Tuesday, April 26, 2005

Anzac Day

I spent a wonderful Anzac Day with my grandfather in Rotorua. We attended an excellent service at the Town Hall, followed by lunch and a mug of hot, whiskey enhanced coffee at the local RSA. There was a strong contingent of old soldiers in attendance, and as with elsewhere around the country, a mighty turnout from younger people.

There has been alot of comment about the increased numbers attending on Anzac Day, and it is my view that this reflects a real desire among young people, not just to understand what has happened in our past, but to reflect on what it is to be a New Zealander, and more simply, a human being.

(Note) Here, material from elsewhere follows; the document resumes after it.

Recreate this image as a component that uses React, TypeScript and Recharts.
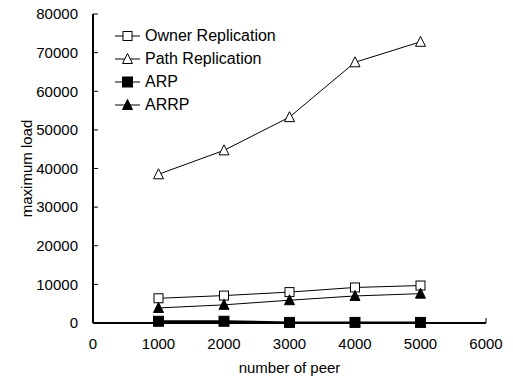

The decline of traditional religion, and the accompanying rise of ephemeral consumerism has in my view left young people in a funny sort of place. All of the messages we receive in our 24/7 society tell us to live for the moment and seek instant gratification, yet from our families and human relationships we know that there are far more important things. I think that for New Zealanders, the memory of servicepeople who fought for others in the name of great principles, is a valuable antidote to the modern sense of spiritual emptiness.

And yes, I do think it was appalling for Brash to make a snide political comment at the service he attended. On Anzac day politicians should sit there quietly, or at the most perform their ceremonial duties and give a solemn tribute to those who fell. End of story, no excuses.